LOS ANGELES -- The desire is there for Brett Favre to return for another season with the Minnesota Vikings. If he doesn't return, it will be because his surgically repaired ankle won't allow him to, the quarterback said Wednesday night.
"It starts with the ankle," Favre said in an interview with ESPN's Hannah Storm backstage at the ESPY Awards. "I can walk fine, but you don't walk in football."
Favre said that he is still not completely healthy. "I guess at 40 I may never be," he said.
Favre said he thought his recovery from ankle surgery -- this Friday will mark eight weeks since the operation -- would have been quicker.
"I had hoped it would have been a little bit better at this point," he said.
Favre said his hurting ankle affects his entire body.
"When you wake up in the morning and your feet hurt it kind of makes the rest of your body hurt," he said. "And If you've been sacked 700 times that usually adds to it."
Favre said he knows the Vikings are a great team: "I know that now, I knew it last year," he said.
However, if he does return, he wants to make sure the Vikings are getting what they expect.
"I would love to play and be the best I can possibly be," he said. "That's what I'm working toward right now."

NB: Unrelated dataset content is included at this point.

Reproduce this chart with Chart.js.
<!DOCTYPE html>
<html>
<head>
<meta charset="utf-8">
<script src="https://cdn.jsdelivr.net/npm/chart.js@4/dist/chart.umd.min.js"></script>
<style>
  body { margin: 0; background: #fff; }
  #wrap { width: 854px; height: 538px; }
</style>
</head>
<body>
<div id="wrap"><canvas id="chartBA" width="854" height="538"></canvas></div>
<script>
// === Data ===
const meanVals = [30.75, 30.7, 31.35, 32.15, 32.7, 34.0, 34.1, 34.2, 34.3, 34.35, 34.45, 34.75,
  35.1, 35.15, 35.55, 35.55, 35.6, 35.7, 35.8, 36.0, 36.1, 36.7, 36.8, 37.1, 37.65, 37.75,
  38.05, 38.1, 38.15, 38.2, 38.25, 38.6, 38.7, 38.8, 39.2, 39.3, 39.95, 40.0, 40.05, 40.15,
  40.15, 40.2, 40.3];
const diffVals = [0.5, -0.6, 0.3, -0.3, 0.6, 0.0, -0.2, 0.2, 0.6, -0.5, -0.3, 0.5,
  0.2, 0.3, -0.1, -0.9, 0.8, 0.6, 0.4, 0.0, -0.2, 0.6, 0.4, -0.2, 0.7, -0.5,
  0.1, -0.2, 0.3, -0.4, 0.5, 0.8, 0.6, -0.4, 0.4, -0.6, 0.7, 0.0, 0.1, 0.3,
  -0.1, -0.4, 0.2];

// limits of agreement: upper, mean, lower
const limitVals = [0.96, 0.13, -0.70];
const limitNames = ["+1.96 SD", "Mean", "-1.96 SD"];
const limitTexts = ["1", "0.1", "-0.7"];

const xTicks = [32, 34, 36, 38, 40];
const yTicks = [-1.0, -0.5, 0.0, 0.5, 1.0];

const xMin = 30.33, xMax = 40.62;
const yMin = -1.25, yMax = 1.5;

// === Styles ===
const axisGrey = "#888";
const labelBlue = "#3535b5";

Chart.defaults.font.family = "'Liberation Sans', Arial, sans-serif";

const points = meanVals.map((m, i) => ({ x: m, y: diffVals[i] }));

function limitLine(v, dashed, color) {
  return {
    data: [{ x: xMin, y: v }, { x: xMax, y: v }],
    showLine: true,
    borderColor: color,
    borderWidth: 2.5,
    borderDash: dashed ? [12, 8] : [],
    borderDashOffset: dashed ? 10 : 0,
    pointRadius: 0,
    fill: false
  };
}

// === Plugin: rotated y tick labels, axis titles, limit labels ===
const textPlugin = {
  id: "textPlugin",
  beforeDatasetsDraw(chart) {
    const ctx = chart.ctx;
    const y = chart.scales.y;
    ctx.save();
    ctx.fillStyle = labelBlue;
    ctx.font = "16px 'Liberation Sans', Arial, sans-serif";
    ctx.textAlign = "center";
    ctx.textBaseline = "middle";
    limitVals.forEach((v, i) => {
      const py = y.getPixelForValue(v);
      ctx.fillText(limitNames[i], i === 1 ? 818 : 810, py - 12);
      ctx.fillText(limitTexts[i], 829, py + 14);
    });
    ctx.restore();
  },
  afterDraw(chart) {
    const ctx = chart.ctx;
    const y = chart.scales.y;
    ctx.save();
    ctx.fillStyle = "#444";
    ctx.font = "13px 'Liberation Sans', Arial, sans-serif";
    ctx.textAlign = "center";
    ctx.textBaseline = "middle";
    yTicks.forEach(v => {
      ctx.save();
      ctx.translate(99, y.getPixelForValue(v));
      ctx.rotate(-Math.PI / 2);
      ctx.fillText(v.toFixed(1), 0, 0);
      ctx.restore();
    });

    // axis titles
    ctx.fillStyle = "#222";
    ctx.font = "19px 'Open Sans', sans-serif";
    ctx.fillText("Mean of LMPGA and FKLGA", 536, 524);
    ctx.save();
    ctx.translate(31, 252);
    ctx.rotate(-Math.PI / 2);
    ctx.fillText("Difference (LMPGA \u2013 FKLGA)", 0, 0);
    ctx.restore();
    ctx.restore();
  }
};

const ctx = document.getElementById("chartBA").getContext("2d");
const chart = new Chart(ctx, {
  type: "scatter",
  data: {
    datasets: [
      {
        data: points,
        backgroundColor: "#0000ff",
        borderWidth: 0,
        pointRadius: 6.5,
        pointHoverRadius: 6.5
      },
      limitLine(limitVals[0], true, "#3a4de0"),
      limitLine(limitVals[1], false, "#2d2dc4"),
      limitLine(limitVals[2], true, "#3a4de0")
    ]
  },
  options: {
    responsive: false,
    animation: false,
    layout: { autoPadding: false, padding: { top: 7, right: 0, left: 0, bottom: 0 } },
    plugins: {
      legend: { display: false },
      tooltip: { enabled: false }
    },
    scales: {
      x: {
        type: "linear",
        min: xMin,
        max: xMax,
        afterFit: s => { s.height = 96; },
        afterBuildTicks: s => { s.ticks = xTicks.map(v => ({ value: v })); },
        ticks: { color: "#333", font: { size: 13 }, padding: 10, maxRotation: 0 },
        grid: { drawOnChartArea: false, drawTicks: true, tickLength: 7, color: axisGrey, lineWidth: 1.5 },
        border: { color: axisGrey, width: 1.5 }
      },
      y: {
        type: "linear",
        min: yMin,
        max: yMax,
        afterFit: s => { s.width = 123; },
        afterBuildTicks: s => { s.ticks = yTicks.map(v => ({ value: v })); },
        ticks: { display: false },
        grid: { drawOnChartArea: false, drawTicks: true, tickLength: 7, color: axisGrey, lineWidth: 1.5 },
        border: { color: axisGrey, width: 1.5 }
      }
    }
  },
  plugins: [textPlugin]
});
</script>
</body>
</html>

Favre had hoped to make a quicker decision on a return this time around, but that didn't happen.
"It's not desire," Favre said.
He said the "goosebumps come right back ... not that they ever left" when watching the highlight of his last-second touchdown pass last season to Greg Lewis, which won the pair of teammates the Best Play Award at the ESPYs.
"But physically, I want to know if I can play and make those type of plays," Favre said. "I don't know if I can ever answer that. At least in my mind that's how I feel where I have to be."